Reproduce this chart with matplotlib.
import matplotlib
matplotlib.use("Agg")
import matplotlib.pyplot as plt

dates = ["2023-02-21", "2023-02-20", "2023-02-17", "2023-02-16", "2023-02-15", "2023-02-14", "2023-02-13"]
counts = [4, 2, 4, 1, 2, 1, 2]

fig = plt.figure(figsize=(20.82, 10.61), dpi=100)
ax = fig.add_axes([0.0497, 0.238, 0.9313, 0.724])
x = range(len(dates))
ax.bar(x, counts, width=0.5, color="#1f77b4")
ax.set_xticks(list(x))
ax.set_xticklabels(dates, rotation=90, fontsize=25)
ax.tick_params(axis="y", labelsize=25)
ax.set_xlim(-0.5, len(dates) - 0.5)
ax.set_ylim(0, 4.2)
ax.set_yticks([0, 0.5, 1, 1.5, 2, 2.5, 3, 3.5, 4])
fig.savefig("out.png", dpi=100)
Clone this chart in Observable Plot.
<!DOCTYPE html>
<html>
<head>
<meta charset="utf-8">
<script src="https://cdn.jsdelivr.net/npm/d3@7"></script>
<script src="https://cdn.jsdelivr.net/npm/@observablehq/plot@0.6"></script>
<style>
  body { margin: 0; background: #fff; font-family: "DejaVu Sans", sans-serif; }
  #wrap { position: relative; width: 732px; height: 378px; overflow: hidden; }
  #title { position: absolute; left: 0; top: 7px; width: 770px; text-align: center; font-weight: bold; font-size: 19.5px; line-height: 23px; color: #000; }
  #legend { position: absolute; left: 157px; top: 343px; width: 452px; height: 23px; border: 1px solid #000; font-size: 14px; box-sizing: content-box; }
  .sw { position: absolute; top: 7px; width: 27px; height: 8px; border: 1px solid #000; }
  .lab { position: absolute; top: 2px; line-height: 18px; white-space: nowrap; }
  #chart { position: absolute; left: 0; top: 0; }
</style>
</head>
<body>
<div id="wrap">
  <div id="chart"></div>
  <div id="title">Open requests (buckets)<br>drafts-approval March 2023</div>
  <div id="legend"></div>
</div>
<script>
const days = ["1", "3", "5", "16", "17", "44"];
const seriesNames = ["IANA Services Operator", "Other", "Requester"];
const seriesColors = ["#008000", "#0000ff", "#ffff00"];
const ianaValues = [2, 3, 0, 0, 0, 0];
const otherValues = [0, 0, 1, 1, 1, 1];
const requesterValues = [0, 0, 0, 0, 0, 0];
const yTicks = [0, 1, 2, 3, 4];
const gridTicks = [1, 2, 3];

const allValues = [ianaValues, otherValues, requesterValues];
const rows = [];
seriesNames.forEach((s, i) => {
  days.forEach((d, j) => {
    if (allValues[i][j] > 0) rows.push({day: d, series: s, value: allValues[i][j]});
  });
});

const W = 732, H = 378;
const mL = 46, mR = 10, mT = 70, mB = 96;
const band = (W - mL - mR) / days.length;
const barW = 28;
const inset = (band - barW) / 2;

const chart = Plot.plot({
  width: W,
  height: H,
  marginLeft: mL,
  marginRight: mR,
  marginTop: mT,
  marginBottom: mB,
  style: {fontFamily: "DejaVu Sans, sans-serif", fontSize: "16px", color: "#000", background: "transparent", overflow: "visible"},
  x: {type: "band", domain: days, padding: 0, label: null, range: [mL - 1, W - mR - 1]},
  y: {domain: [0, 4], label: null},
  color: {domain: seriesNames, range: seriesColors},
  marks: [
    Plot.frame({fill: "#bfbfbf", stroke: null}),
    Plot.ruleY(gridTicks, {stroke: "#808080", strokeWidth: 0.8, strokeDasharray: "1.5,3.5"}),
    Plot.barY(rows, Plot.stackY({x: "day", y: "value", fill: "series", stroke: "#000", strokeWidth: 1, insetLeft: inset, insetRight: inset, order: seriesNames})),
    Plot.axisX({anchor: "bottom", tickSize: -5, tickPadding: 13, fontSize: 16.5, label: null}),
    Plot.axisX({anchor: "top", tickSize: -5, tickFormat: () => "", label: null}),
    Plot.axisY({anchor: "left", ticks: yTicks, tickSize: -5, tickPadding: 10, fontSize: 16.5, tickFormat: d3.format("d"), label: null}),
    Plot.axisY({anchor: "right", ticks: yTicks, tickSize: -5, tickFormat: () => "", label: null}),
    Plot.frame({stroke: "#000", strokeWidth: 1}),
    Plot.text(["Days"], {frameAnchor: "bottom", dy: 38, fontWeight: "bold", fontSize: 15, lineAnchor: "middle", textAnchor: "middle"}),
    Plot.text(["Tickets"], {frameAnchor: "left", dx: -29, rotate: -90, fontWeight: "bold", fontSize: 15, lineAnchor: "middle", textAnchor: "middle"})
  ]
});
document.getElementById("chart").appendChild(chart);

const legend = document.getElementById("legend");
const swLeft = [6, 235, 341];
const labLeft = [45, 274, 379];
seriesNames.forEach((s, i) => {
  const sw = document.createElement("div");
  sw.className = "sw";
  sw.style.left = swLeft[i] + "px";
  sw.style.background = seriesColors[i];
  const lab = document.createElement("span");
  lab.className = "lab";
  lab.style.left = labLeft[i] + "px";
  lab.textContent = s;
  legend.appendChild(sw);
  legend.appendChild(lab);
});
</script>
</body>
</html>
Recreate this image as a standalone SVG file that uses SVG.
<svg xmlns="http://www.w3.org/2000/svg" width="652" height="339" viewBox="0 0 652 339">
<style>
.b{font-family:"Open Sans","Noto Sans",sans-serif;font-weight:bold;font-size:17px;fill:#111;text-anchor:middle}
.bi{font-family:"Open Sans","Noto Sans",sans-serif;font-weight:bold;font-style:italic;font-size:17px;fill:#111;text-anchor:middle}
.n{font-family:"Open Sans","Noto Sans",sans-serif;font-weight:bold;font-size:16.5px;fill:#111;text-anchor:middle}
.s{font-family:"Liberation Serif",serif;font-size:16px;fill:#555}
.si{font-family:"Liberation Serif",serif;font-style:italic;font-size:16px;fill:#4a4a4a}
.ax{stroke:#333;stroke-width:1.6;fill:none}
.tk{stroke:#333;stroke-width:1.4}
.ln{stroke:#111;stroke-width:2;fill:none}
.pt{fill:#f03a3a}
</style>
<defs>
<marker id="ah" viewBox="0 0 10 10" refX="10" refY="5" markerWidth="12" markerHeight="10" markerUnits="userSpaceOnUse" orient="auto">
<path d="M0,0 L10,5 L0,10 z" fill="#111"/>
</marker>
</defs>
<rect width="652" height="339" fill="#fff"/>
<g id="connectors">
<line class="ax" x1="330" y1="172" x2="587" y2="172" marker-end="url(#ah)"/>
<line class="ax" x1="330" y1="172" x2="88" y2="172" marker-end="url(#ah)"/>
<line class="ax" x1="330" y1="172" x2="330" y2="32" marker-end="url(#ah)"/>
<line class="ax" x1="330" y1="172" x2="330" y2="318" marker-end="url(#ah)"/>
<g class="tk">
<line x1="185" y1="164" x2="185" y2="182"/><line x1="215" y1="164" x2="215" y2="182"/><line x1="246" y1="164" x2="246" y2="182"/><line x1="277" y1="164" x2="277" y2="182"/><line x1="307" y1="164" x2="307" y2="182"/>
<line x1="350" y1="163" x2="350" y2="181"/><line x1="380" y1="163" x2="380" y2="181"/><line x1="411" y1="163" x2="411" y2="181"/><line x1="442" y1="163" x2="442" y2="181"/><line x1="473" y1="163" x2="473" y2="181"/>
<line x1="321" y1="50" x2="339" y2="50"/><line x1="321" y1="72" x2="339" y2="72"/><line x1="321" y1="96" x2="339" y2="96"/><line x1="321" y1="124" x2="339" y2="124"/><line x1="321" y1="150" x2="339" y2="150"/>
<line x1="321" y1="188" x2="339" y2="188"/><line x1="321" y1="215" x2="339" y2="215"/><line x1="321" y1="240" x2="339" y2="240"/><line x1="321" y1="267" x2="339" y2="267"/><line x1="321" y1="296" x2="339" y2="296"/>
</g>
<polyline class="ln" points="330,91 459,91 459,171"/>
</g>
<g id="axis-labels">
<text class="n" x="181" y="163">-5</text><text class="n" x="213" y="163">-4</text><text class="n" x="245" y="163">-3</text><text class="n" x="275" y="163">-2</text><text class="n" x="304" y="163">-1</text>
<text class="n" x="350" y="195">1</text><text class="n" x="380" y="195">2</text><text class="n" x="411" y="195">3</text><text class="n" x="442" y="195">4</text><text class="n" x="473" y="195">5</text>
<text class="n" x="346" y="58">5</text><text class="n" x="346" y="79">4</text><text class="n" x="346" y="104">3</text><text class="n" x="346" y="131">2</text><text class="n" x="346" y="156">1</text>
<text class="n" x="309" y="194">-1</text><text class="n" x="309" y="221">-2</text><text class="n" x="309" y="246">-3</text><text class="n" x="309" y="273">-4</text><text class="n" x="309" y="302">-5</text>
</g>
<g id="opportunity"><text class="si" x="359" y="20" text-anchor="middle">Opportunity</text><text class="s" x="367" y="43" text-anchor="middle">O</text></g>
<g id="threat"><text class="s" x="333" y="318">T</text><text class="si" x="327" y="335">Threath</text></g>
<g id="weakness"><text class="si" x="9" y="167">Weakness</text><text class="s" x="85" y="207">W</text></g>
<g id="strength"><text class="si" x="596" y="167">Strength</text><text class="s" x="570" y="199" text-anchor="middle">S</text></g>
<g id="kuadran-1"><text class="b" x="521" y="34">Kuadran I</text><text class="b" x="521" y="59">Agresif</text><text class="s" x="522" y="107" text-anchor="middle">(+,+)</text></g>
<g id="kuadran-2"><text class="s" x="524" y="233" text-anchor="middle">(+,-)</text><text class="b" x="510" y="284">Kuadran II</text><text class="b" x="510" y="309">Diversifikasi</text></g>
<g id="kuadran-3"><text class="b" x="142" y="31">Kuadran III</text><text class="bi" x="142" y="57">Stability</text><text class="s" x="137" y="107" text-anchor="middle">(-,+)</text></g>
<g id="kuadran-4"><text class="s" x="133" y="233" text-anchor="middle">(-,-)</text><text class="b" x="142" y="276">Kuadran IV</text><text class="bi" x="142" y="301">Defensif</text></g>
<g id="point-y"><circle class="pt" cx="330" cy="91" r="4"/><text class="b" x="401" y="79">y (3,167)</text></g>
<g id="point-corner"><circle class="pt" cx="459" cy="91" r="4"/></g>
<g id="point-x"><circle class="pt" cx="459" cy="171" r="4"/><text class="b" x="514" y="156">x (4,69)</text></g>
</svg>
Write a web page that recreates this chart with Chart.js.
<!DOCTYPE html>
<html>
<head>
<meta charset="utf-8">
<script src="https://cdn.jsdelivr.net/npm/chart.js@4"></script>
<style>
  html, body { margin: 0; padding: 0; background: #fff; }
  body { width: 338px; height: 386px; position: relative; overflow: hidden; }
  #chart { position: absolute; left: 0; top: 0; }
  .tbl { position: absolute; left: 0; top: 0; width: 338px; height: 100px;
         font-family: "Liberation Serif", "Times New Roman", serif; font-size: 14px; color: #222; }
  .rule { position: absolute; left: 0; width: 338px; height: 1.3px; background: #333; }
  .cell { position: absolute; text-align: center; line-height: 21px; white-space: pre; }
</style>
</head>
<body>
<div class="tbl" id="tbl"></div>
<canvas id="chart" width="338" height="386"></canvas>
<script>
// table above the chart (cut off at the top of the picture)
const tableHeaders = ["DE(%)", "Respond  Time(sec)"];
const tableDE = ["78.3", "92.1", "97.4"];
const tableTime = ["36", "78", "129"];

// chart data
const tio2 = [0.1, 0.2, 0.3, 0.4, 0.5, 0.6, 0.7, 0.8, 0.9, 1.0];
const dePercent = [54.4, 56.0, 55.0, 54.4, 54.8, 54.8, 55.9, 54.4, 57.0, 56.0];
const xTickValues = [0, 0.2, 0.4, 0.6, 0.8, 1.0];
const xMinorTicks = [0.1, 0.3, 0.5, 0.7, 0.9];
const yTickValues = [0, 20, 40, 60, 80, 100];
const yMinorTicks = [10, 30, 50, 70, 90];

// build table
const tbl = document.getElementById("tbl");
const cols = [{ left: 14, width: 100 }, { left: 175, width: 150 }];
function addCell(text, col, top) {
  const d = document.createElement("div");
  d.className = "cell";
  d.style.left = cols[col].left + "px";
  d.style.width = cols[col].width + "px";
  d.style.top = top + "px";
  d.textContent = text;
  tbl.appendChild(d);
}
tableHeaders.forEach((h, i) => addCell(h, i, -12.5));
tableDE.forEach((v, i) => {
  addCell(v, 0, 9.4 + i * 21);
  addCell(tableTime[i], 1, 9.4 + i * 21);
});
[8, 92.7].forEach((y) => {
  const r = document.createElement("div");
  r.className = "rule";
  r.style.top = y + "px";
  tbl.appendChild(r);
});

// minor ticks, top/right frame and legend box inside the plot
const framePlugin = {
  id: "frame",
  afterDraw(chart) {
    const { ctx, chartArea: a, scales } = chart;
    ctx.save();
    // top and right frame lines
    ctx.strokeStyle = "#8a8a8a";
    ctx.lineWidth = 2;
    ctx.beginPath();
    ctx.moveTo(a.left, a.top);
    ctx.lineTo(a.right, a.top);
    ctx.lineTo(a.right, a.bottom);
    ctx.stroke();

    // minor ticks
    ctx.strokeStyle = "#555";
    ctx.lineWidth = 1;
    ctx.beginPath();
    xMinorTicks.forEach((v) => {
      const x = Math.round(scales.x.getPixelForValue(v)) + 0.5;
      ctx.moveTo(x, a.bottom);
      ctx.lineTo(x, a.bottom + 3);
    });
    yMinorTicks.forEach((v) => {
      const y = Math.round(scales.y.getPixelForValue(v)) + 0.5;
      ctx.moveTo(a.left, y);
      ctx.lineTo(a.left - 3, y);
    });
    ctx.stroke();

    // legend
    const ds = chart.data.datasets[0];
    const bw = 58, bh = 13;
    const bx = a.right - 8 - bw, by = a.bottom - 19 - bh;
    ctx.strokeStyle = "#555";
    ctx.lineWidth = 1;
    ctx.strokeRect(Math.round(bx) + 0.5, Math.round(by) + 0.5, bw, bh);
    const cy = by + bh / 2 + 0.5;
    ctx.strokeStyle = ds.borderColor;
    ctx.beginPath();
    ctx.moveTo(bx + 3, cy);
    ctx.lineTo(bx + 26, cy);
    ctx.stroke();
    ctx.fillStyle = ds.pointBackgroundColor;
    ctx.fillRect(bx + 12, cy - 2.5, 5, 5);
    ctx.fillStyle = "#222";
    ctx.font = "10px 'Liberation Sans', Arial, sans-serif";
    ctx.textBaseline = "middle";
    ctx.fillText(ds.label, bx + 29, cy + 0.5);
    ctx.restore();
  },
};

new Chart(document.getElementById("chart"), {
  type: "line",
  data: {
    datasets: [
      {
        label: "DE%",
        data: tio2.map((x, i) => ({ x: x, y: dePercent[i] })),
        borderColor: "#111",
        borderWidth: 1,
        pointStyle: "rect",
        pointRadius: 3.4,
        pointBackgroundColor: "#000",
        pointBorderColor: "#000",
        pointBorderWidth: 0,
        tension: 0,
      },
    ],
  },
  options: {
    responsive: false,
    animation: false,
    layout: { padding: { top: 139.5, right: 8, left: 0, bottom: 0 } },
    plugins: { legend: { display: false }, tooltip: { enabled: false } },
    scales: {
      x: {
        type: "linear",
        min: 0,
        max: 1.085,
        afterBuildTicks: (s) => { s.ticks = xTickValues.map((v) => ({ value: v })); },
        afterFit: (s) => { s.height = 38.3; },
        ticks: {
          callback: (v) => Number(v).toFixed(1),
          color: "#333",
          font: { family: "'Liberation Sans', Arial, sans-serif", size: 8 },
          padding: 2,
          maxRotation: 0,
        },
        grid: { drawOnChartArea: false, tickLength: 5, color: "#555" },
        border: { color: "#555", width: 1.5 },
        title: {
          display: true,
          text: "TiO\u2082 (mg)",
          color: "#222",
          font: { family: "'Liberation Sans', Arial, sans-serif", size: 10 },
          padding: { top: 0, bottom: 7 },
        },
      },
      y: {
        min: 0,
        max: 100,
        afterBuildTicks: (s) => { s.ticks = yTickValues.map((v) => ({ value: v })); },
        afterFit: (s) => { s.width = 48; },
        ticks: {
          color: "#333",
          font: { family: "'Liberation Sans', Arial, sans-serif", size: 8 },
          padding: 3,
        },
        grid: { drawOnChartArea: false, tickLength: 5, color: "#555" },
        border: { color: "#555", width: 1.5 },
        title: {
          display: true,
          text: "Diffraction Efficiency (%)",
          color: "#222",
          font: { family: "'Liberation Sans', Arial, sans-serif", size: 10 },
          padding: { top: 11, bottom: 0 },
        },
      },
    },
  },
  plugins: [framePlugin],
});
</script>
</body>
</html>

··········

*EXERCISE INSTRUCTIONS*.
Produce the lines from the top of the listing through the "counts = [4, 2, 4, 1, 2, 1, 2]" line exactly as they appear, with no additional output.

*REPLY*.
Reproduce this chart with matplotlib.
import matplotlib
matplotlib.use("Agg")
import matplotlib.pyplot as plt

dates = ["2023-02-21", "2023-02-20", "2023-02-17", "2023-02-16", "2023-02-15", "2023-02-14", "2023-02-13"]
counts = [4, 2, 4, 1, 2, 1, 2]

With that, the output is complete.